- _Given problem_
Retype, please, the listing from its opening line through the line that contains "(0,0) rectangle (1568,844);", both included, without the pictures.

------ Raw data

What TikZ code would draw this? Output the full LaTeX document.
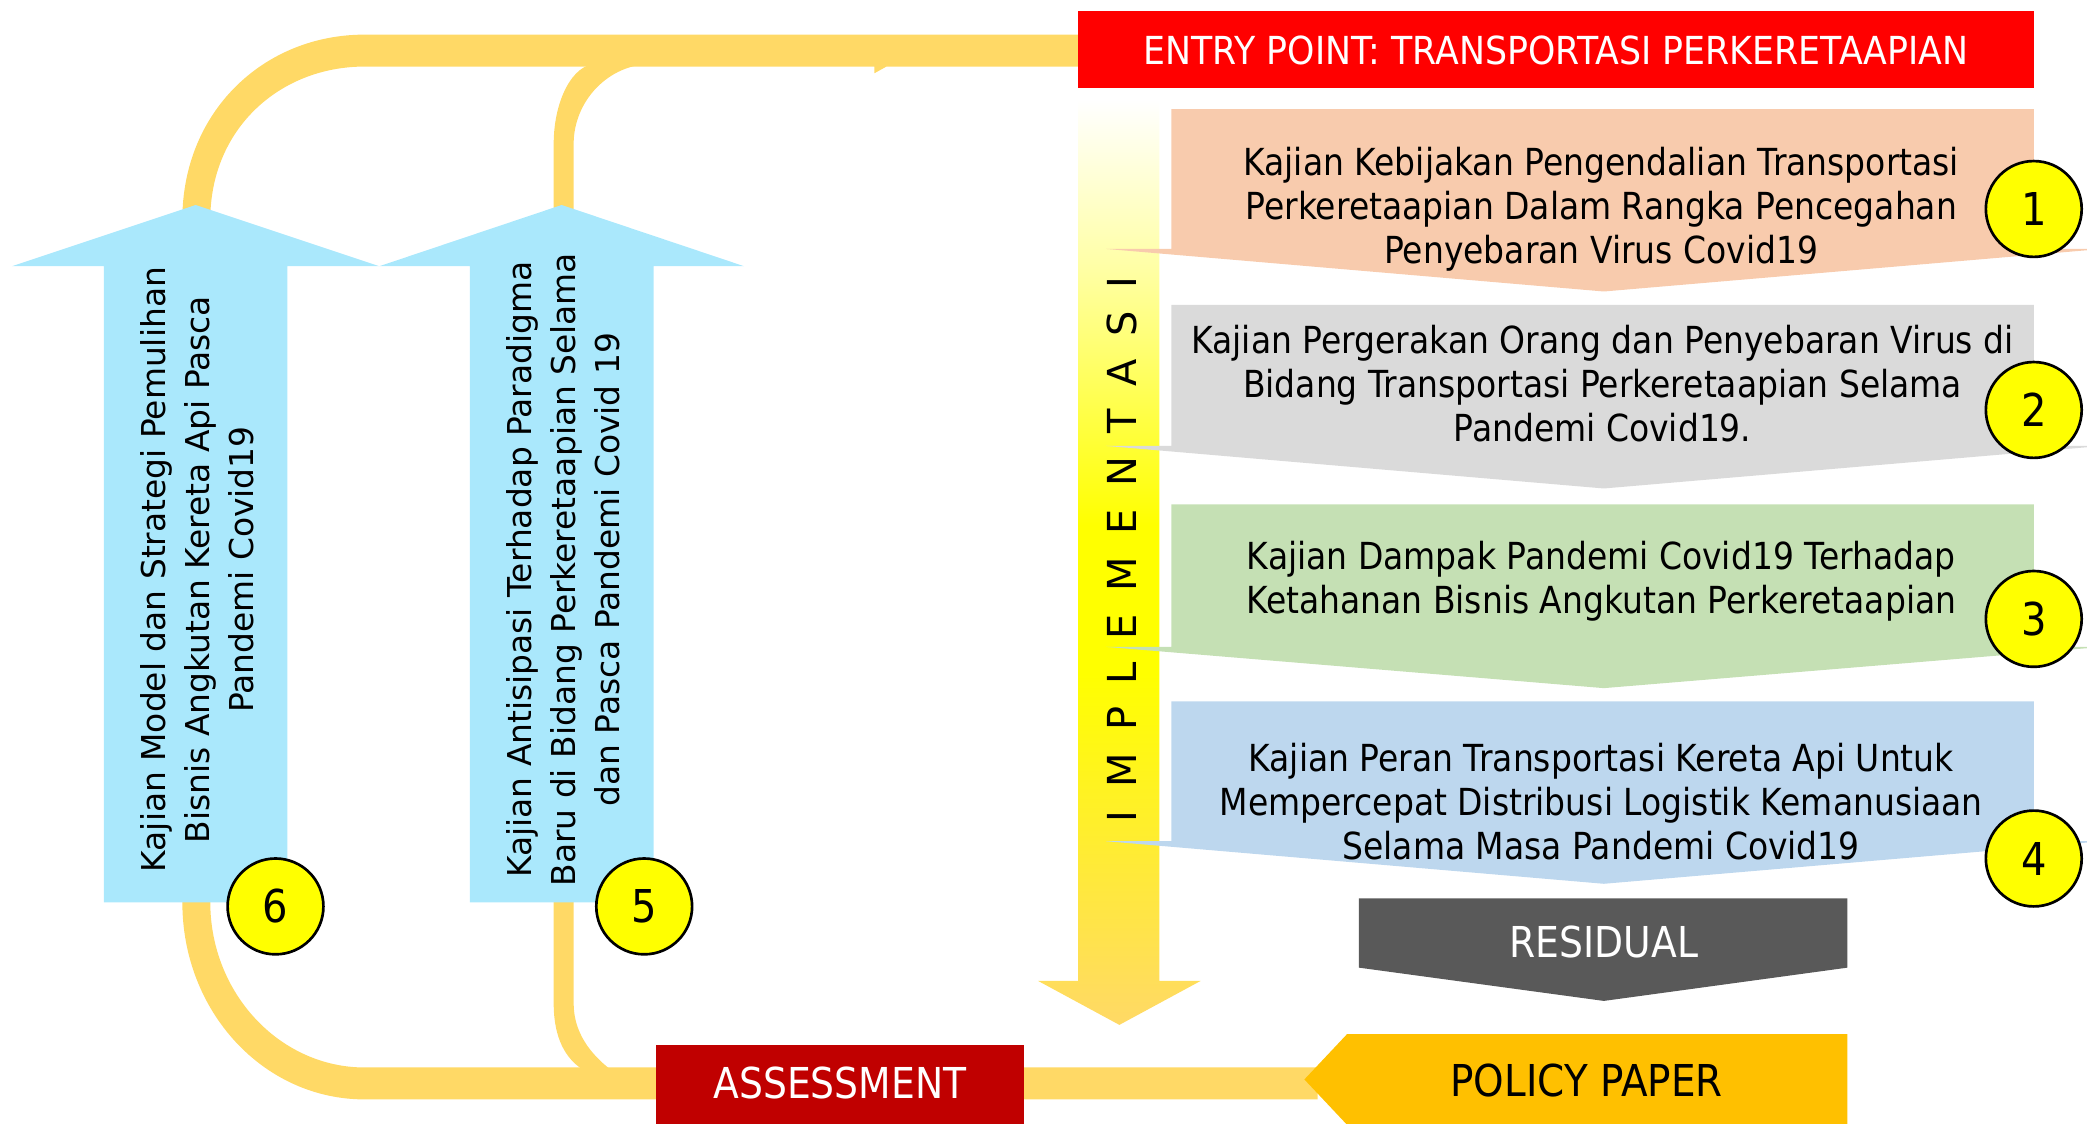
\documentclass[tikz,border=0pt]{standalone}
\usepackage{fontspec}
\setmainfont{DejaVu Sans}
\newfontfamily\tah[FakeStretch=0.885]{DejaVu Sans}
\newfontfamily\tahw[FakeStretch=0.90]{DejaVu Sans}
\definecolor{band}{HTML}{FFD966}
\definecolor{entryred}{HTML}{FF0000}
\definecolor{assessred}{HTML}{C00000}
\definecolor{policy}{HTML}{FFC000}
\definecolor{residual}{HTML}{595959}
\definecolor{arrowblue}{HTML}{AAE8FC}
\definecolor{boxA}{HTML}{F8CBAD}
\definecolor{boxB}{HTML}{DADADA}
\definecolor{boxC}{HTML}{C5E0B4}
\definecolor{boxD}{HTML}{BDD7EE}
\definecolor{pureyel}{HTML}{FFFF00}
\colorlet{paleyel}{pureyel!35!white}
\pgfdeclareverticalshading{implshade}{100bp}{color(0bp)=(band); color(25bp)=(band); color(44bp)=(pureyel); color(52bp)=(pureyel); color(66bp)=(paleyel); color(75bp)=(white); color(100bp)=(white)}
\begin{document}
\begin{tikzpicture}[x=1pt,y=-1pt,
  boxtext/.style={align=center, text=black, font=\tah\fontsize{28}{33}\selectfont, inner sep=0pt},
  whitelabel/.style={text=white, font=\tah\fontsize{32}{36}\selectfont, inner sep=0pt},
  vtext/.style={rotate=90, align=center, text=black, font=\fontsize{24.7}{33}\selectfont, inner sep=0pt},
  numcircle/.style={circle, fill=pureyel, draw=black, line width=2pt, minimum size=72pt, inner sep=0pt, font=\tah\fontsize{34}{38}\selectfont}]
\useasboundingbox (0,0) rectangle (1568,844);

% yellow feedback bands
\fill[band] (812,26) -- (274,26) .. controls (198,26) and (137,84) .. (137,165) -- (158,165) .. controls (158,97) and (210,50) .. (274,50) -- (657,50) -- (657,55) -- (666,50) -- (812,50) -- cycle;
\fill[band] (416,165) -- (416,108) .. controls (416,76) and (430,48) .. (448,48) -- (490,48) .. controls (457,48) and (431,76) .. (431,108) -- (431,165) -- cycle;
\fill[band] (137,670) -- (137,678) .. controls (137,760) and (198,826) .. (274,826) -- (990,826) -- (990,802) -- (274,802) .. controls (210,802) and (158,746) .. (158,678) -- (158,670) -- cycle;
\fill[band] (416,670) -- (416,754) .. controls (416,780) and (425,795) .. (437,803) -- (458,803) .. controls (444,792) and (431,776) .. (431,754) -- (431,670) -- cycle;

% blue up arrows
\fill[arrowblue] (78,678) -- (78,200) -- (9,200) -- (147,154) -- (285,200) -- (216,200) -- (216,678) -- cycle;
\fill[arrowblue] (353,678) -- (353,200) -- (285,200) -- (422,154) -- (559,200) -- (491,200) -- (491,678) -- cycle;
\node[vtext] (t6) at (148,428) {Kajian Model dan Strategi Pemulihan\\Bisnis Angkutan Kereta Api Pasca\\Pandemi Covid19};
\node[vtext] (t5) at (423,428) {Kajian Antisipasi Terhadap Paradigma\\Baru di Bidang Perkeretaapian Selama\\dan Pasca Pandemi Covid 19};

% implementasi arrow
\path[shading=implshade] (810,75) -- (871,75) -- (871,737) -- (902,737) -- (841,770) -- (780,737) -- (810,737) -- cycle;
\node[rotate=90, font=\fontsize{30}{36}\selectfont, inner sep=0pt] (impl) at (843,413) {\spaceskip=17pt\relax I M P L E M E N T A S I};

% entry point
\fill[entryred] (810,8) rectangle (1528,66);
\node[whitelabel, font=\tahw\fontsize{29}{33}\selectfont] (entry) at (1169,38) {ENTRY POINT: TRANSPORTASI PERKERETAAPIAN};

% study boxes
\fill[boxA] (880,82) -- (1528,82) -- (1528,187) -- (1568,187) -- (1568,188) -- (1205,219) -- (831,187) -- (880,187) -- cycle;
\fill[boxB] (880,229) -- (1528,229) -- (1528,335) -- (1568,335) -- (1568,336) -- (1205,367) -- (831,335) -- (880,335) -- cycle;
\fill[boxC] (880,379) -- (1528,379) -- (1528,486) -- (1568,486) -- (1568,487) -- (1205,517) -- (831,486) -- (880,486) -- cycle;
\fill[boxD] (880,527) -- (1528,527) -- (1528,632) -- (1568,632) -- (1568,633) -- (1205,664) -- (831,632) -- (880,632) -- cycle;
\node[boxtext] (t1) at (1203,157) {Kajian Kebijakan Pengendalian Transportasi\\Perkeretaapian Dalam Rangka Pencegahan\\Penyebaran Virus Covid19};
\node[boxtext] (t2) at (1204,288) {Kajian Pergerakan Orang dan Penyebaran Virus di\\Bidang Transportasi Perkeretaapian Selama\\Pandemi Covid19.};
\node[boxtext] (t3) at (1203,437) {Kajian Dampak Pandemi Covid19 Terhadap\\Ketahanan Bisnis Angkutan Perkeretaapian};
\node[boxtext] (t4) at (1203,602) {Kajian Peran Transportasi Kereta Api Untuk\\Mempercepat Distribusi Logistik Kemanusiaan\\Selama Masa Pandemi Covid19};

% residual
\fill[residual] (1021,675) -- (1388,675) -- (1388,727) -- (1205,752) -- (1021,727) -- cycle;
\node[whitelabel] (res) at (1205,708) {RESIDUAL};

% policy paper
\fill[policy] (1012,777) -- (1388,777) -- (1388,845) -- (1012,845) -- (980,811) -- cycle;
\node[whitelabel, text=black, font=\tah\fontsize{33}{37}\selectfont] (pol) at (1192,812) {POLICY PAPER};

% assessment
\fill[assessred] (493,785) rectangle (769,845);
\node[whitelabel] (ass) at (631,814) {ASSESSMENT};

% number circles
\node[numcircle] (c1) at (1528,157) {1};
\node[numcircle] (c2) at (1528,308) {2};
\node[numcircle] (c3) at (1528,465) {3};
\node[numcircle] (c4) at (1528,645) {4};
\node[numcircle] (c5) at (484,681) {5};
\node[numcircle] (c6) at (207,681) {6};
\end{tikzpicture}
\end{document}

------------

- _Solution_
What TikZ code would draw this? Output the full LaTeX document.
\documentclass[tikz,border=0pt]{standalone}
\usepackage{fontspec}
\setmainfont{DejaVu Sans}
\newfontfamily\tah[FakeStretch=0.885]{DejaVu Sans}
\newfontfamily\tahw[FakeStretch=0.90]{DejaVu Sans}
\definecolor{band}{HTML}{FFD966}
\definecolor{entryred}{HTML}{FF0000}
\definecolor{assessred}{HTML}{C00000}
\definecolor{policy}{HTML}{FFC000}
\definecolor{residual}{HTML}{595959}
\definecolor{arrowblue}{HTML}{AAE8FC}
\definecolor{boxA}{HTML}{F8CBAD}
\definecolor{boxB}{HTML}{DADADA}
\definecolor{boxC}{HTML}{C5E0B4}
\definecolor{boxD}{HTML}{BDD7EE}
\definecolor{pureyel}{HTML}{FFFF00}
\colorlet{paleyel}{pureyel!35!white}
\pgfdeclareverticalshading{implshade}{100bp}{color(0bp)=(band); color(25bp)=(band); color(44bp)=(pureyel); color(52bp)=(pureyel); color(66bp)=(paleyel); color(75bp)=(white); color(100bp)=(white)}
\begin{document}
\begin{tikzpicture}[x=1pt,y=-1pt,
  boxtext/.style={align=center, text=black, font=\tah\fontsize{28}{33}\selectfont, inner sep=0pt},
  whitelabel/.style={text=white, font=\tah\fontsize{32}{36}\selectfont, inner sep=0pt},
  vtext/.style={rotate=90, align=center, text=black, font=\fontsize{24.7}{33}\selectfont, inner sep=0pt},
  numcircle/.style={circle, fill=pureyel, draw=black, line width=2pt, minimum size=72pt, inner sep=0pt, font=\tah\fontsize{34}{38}\selectfont}]
\useasboundingbox (0,0) rectangle (1568,844);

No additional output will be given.